--- Data lines ---

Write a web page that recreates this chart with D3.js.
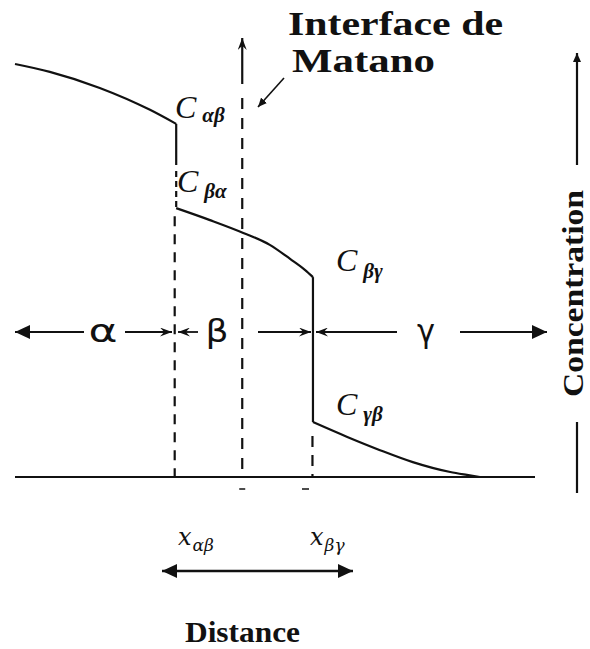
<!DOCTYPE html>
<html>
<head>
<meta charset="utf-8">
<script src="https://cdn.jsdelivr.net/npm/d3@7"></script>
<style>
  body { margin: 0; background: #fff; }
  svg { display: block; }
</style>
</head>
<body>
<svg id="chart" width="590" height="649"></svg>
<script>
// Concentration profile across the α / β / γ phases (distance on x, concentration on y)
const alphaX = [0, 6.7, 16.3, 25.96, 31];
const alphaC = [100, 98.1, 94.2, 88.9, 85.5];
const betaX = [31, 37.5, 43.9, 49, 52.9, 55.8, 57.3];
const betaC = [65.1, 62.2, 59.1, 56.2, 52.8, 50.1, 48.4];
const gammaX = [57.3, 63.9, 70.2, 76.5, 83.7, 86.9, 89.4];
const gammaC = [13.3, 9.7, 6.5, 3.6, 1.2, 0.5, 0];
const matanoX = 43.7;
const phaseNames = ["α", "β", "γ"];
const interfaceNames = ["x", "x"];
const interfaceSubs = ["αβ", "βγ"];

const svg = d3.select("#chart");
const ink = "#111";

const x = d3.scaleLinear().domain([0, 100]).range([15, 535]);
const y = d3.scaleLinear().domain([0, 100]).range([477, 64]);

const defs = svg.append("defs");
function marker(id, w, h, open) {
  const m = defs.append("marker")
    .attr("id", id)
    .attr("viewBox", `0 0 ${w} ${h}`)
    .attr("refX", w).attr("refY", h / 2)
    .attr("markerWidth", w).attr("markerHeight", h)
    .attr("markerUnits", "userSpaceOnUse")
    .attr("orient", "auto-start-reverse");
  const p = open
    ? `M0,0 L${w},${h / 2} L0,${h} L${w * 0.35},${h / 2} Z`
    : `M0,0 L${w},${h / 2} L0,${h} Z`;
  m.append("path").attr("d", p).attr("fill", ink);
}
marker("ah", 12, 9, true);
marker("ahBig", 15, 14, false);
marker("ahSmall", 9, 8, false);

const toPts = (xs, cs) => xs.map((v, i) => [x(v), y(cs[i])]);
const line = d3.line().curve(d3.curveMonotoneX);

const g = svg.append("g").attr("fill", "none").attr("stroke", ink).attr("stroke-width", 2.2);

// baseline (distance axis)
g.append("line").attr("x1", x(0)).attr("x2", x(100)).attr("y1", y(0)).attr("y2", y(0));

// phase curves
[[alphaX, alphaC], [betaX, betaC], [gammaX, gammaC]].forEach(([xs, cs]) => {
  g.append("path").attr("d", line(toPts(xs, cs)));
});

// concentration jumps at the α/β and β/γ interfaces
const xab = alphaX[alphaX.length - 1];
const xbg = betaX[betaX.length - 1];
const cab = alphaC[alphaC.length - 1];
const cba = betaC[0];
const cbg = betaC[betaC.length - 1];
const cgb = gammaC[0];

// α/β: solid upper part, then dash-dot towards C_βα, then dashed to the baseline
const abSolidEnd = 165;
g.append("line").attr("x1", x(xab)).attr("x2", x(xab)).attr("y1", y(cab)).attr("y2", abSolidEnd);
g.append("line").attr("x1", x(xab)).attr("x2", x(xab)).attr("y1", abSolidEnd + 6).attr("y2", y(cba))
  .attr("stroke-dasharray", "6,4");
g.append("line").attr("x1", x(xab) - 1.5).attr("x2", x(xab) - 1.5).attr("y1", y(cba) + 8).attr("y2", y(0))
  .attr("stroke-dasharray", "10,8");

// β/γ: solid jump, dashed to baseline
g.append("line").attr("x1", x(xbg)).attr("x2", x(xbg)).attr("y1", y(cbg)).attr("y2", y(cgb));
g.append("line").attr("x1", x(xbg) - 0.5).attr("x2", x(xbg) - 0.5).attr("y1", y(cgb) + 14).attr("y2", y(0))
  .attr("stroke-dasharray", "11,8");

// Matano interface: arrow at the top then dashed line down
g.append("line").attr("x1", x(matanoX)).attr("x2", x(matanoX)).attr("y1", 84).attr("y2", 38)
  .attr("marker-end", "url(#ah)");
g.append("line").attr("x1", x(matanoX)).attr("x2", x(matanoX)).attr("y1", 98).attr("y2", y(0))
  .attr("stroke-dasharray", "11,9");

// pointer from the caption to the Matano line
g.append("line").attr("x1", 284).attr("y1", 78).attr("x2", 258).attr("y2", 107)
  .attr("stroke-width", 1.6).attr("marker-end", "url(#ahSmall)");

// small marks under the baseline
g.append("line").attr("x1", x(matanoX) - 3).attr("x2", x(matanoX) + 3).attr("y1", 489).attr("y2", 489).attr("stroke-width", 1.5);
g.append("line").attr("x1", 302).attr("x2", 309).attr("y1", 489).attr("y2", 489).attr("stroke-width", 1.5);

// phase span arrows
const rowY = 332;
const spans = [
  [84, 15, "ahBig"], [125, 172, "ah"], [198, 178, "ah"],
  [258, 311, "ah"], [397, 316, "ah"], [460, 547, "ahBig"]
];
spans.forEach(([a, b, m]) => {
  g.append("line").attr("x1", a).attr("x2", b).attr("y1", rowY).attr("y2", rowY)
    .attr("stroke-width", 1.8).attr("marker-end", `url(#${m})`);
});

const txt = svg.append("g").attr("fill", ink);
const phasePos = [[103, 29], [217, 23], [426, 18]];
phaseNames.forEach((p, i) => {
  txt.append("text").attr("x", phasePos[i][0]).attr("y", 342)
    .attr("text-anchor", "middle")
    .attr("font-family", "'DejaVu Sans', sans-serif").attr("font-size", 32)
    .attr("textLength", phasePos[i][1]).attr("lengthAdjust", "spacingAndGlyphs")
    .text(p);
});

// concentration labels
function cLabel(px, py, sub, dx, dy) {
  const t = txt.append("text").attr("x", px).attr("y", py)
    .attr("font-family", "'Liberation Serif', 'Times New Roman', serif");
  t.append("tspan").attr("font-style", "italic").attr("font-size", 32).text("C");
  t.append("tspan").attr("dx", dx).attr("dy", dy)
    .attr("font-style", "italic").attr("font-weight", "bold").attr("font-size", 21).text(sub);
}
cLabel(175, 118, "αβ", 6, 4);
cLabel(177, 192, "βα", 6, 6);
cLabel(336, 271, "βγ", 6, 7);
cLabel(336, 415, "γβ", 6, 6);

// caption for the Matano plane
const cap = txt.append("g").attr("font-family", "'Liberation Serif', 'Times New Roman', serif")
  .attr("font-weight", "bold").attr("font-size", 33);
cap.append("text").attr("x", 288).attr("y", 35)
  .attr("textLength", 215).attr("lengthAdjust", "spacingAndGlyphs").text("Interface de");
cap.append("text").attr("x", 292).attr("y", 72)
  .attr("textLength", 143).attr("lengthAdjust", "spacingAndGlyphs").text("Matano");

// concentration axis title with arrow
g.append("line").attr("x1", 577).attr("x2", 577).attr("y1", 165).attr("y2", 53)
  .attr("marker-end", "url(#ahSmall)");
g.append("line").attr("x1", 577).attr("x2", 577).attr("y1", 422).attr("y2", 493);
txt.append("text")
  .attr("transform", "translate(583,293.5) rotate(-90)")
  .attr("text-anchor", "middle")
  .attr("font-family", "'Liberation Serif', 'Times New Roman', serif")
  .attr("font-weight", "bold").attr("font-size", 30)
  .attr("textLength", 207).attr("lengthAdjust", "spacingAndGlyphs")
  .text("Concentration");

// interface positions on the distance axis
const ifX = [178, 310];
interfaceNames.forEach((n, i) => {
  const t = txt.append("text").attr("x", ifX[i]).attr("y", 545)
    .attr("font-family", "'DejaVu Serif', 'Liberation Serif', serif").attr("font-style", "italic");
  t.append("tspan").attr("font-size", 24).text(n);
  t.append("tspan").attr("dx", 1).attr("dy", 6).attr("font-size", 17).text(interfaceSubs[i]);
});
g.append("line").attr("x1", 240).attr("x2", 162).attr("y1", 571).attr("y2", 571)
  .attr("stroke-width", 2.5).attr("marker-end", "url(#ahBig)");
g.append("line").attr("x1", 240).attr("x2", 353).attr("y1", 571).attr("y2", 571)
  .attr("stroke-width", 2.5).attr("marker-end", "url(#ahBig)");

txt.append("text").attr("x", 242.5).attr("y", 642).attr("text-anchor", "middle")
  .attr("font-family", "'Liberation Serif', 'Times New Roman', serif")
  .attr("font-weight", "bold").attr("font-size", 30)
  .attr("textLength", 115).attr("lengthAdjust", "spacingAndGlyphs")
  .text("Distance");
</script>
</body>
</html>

--- Requirement ---
Copy exactly the lines running from the beginning of the listing through the line that has "const y = d3.scaleLinear().domain([0, 100]).range([477, 64]);". Drop the pictures.

--- Output below ---
Write a web page that recreates this chart with D3.js.
<!DOCTYPE html>
<html>
<head>
<meta charset="utf-8">
<script src="https://cdn.jsdelivr.net/npm/d3@7"></script>
<style>
  body { margin: 0; background: #fff; }
  svg { display: block; }
</style>
</head>
<body>
<svg id="chart" width="590" height="649"></svg>
<script>
// Concentration profile across the α / β / γ phases (distance on x, concentration on y)
const alphaX = [0, 6.7, 16.3, 25.96, 31];
const alphaC = [100, 98.1, 94.2, 88.9, 85.5];
const betaX = [31, 37.5, 43.9, 49, 52.9, 55.8, 57.3];
const betaC = [65.1, 62.2, 59.1, 56.2, 52.8, 50.1, 48.4];
const gammaX = [57.3, 63.9, 70.2, 76.5, 83.7, 86.9, 89.4];
const gammaC = [13.3, 9.7, 6.5, 3.6, 1.2, 0.5, 0];
const matanoX = 43.7;
const phaseNames = ["α", "β", "γ"];
const interfaceNames = ["x", "x"];
const interfaceSubs = ["αβ", "βγ"];

const svg = d3.select("#chart");
const ink = "#111";

const x = d3.scaleLinear().domain([0, 100]).range([15, 535]);
const y = d3.scaleLinear().domain([0, 100]).range([477, 64]);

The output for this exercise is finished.